• **Task goal**
Transcribe the whole listing below without changing a word, but leave out every image.

— start Data section —

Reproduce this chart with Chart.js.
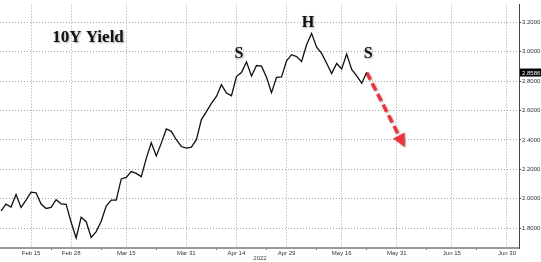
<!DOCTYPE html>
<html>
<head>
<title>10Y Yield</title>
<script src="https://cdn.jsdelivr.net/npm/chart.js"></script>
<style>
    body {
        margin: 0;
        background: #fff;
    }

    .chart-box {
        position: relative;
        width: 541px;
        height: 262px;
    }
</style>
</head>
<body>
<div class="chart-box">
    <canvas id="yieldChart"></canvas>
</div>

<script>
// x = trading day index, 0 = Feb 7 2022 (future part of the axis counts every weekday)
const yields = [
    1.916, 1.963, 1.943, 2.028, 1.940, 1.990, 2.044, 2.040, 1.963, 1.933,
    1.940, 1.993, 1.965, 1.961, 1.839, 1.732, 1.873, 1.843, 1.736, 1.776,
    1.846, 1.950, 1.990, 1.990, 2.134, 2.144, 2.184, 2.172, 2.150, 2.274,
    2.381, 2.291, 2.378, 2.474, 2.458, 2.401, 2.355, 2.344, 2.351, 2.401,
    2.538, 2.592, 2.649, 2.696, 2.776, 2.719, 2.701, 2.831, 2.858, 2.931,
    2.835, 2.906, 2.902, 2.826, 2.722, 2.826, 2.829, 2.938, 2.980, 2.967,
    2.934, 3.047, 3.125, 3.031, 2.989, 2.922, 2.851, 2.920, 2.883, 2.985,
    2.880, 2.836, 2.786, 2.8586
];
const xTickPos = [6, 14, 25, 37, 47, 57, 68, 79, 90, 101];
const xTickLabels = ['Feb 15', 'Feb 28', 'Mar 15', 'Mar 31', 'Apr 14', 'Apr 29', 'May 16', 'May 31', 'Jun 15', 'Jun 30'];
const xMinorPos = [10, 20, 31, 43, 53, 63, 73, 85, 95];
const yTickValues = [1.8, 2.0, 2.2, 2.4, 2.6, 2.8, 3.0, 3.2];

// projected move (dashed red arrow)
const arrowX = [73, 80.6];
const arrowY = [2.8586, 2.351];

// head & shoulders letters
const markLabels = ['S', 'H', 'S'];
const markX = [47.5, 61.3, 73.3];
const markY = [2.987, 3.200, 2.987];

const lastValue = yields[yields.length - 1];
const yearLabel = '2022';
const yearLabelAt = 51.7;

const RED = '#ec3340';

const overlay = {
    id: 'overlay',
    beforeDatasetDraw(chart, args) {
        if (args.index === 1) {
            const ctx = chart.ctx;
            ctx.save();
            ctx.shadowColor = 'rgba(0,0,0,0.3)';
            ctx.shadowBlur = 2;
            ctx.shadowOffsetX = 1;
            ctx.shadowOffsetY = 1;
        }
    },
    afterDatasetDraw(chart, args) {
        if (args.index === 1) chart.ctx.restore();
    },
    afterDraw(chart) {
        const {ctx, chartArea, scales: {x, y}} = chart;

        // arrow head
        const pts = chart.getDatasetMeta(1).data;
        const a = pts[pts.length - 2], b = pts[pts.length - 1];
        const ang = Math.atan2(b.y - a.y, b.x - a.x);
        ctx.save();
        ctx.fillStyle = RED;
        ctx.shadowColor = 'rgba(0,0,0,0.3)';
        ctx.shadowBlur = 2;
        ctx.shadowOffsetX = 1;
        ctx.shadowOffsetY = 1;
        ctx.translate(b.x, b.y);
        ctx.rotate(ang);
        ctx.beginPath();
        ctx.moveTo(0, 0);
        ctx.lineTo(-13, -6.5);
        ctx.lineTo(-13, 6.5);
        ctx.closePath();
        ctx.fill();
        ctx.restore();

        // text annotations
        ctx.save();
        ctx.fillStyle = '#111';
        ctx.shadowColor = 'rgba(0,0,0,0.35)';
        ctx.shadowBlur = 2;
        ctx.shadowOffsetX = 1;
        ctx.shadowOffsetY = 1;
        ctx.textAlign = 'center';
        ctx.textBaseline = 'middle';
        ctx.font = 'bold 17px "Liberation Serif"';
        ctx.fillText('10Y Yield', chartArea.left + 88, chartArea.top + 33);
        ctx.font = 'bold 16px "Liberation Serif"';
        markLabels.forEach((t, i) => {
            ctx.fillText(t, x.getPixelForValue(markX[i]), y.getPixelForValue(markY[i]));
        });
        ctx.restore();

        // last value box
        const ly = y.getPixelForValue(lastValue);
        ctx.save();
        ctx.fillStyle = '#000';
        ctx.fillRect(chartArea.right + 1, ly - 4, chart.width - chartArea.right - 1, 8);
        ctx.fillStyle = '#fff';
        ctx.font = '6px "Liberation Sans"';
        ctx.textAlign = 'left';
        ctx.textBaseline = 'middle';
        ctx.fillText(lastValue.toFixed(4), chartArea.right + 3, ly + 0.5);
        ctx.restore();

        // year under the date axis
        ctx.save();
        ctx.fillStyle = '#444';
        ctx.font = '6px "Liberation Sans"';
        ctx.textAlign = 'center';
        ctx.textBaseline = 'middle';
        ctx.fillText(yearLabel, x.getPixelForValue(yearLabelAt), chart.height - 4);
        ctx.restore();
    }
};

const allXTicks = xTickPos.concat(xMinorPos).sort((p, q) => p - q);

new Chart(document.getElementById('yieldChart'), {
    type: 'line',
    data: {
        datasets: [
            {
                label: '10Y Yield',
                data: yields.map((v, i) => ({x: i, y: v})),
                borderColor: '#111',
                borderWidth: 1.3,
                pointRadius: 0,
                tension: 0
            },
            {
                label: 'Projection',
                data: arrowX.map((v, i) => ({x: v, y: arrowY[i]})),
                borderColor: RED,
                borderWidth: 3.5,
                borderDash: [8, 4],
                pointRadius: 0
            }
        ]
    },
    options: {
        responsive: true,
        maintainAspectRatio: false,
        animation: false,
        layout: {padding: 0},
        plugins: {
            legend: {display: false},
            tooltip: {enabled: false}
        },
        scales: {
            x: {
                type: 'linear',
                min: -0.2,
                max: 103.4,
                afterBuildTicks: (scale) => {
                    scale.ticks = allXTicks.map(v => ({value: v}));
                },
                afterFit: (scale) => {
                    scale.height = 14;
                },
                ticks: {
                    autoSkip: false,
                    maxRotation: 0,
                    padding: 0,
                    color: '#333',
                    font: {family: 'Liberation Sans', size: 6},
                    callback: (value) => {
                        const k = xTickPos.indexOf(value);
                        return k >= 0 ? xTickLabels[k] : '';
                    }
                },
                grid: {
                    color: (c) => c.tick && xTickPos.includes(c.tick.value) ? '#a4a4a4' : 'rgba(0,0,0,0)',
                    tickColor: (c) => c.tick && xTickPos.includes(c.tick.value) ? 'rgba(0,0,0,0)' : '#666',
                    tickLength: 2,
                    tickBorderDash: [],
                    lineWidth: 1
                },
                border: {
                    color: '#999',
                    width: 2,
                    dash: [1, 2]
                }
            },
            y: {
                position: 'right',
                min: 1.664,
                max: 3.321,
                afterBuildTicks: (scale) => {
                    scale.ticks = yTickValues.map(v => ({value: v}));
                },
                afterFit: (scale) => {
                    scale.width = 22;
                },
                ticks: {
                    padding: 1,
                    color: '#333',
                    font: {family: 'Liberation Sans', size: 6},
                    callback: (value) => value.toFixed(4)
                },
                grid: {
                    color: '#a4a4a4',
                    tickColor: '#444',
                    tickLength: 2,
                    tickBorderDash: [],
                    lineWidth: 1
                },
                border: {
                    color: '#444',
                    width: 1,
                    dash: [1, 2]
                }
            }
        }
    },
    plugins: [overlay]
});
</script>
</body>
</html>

— end Data section —

• **Exercise output**
Reproduce this chart with Chart.js.
<!DOCTYPE html>
<html>
<head>
<title>10Y Yield</title>
<script src="https://cdn.jsdelivr.net/npm/chart.js"></script>
<style>
    body {
        margin: 0;
        background: #fff;
    }

    .chart-box {
        position: relative;
        width: 541px;
        height: 262px;
    }
</style>
</head>
<body>
<div class="chart-box">
    <canvas id="yieldChart"></canvas>
</div>

<script>
// x = trading day index, 0 = Feb 7 2022 (future part of the axis counts every weekday)
const yields = [
    1.916, 1.963, 1.943, 2.028, 1.940, 1.990, 2.044, 2.040, 1.963, 1.933,
    1.940, 1.993, 1.965, 1.961, 1.839, 1.732, 1.873, 1.843, 1.736, 1.776,
    1.846, 1.950, 1.990, 1.990, 2.134, 2.144, 2.184, 2.172, 2.150, 2.274,
    2.381, 2.291, 2.378, 2.474, 2.458, 2.401, 2.355, 2.344, 2.351, 2.401,
    2.538, 2.592, 2.649, 2.696, 2.776, 2.719, 2.701, 2.831, 2.858, 2.931,
    2.835, 2.906, 2.902, 2.826, 2.722, 2.826, 2.829, 2.938, 2.980, 2.967,
    2.934, 3.047, 3.125, 3.031, 2.989, 2.922, 2.851, 2.920, 2.883, 2.985,
    2.880, 2.836, 2.786, 2.8586
];
const xTickPos = [6, 14, 25, 37, 47, 57, 68, 79, 90, 101];
const xTickLabels = ['Feb 15', 'Feb 28', 'Mar 15', 'Mar 31', 'Apr 14', 'Apr 29', 'May 16', 'May 31', 'Jun 15', 'Jun 30'];
const xMinorPos = [10, 20, 31, 43, 53, 63, 73, 85, 95];
const yTickValues = [1.8, 2.0, 2.2, 2.4, 2.6, 2.8, 3.0, 3.2];

// projected move (dashed red arrow)
const arrowX = [73, 80.6];
const arrowY = [2.8586, 2.351];

// head & shoulders letters
const markLabels = ['S', 'H', 'S'];
const markX = [47.5, 61.3, 73.3];
const markY = [2.987, 3.200, 2.987];

const lastValue = yields[yields.length - 1];
const yearLabel = '2022';
const yearLabelAt = 51.7;

const RED = '#ec3340';

const overlay = {
    id: 'overlay',
    beforeDatasetDraw(chart, args) {
        if (args.index === 1) {
            const ctx = chart.ctx;
            ctx.save();
            ctx.shadowColor = 'rgba(0,0,0,0.3)';
            ctx.shadowBlur = 2;
            ctx.shadowOffsetX = 1;
            ctx.shadowOffsetY = 1;
        }
    },
    afterDatasetDraw(chart, args) {
        if (args.index === 1) chart.ctx.restore();
    },
    afterDraw(chart) {
        const {ctx, chartArea, scales: {x, y}} = chart;

        // arrow head
        const pts = chart.getDatasetMeta(1).data;
        const a = pts[pts.length - 2], b = pts[pts.length - 1];
        const ang = Math.atan2(b.y - a.y, b.x - a.x);
        ctx.save();
        ctx.fillStyle = RED;
        ctx.shadowColor = 'rgba(0,0,0,0.3)';
        ctx.shadowBlur = 2;
        ctx.shadowOffsetX = 1;
        ctx.shadowOffsetY = 1;
        ctx.translate(b.x, b.y);
        ctx.rotate(ang);
        ctx.beginPath();
        ctx.moveTo(0, 0);
        ctx.lineTo(-13, -6.5);
        ctx.lineTo(-13, 6.5);
        ctx.closePath();
        ctx.fill();
        ctx.restore();

        // text annotations
        ctx.save();
        ctx.fillStyle = '#111';
        ctx.shadowColor = 'rgba(0,0,0,0.35)';
        ctx.shadowBlur = 2;
        ctx.shadowOffsetX = 1;
        ctx.shadowOffsetY = 1;
        ctx.textAlign = 'center';
        ctx.textBaseline = 'middle';
        ctx.font = 'bold 17px "Liberation Serif"';
        ctx.fillText('10Y Yield', chartArea.left + 88, chartArea.top + 33);
        ctx.font = 'bold 16px "Liberation Serif"';
        markLabels.forEach((t, i) => {
            ctx.fillText(t, x.getPixelForValue(markX[i]), y.getPixelForValue(markY[i]));
        });
        ctx.restore();

        // last value box
        const ly = y.getPixelForValue(lastValue);
        ctx.save();
        ctx.fillStyle = '#000';
        ctx.fillRect(chartArea.right + 1, ly - 4, chart.width - chartArea.right - 1, 8);
        ctx.fillStyle = '#fff';
        ctx.font = '6px "Liberation Sans"';
        ctx.textAlign = 'left';
        ctx.textBaseline = 'middle';
        ctx.fillText(lastValue.toFixed(4), chartArea.right + 3, ly + 0.5);
        ctx.restore();

        // year under the date axis
        ctx.save();
        ctx.fillStyle = '#444';
        ctx.font = '6px "Liberation Sans"';
        ctx.textAlign = 'center';
        ctx.textBaseline = 'middle';
        ctx.fillText(yearLabel, x.getPixelForValue(yearLabelAt), chart.height - 4);
        ctx.restore();
    }
};

const allXTicks = xTickPos.concat(xMinorPos).sort((p, q) => p - q);

new Chart(document.getElementById('yieldChart'), {
    type: 'line',
    data: {
        datasets: [
            {
                label: '10Y Yield',
                data: yields.map((v, i) => ({x: i, y: v})),
                borderColor: '#111',
                borderWidth: 1.3,
                pointRadius: 0,
                tension: 0
            },
            {
                label: 'Projection',
                data: arrowX.map((v, i) => ({x: v, y: arrowY[i]})),
                borderColor: RED,
                borderWidth: 3.5,
                borderDash: [8, 4],
                pointRadius: 0
            }
        ]
    },
    options: {
        responsive: true,
        maintainAspectRatio: false,
        animation: false,
        layout: {padding: 0},
        plugins: {
            legend: {display: false},
            tooltip: {enabled: false}
        },
        scales: {
            x: {
                type: 'linear',
                min: -0.2,
                max: 103.4,
                afterBuildTicks: (scale) => {
                    scale.ticks = allXTicks.map(v => ({value: v}));
                },
                afterFit: (scale) => {
                    scale.height = 14;
                },
                ticks: {
                    autoSkip: false,
                    maxRotation: 0,
                    padding: 0,
                    color: '#333',
                    font: {family: 'Liberation Sans', size: 6},
                    callback: (value) => {
                        const k = xTickPos.indexOf(value);
                        return k >= 0 ? xTickLabels[k] : '';
                    }
                },
                grid: {
                    color: (c) => c.tick && xTickPos.includes(c.tick.value) ? '#a4a4a4' : 'rgba(0,0,0,0)',
                    tickColor: (c) => c.tick && xTickPos.includes(c.tick.value) ? 'rgba(0,0,0,0)' : '#666',
                    tickLength: 2,
                    tickBorderDash: [],
                    lineWidth: 1
                },
                border: {
                    color: '#999',
                    width: 2,
                    dash: [1, 2]
                }
            },
            y: {
                position: 'right',
                min: 1.664,
                max: 3.321,
                afterBuildTicks: (scale) => {
                    scale.ticks = yTickValues.map(v => ({value: v}));
                },
                afterFit: (scale) => {
                    scale.width = 22;
                },
                ticks: {
                    padding: 1,
                    color: '#333',
                    font: {family: 'Liberation Sans', size: 6},
                    callback: (value) => value.toFixed(4)
                },
                grid: {
                    color: '#a4a4a4',
                    tickColor: '#444',
                    tickLength: 2,
                    tickBorderDash: [],
                    lineWidth: 1
                },
                border: {
                    color: '#444',
                    width: 1,
                    dash: [1, 2]
                }
            }
        }
    },
    plugins: [overlay]
});
</script>
</body>
</html>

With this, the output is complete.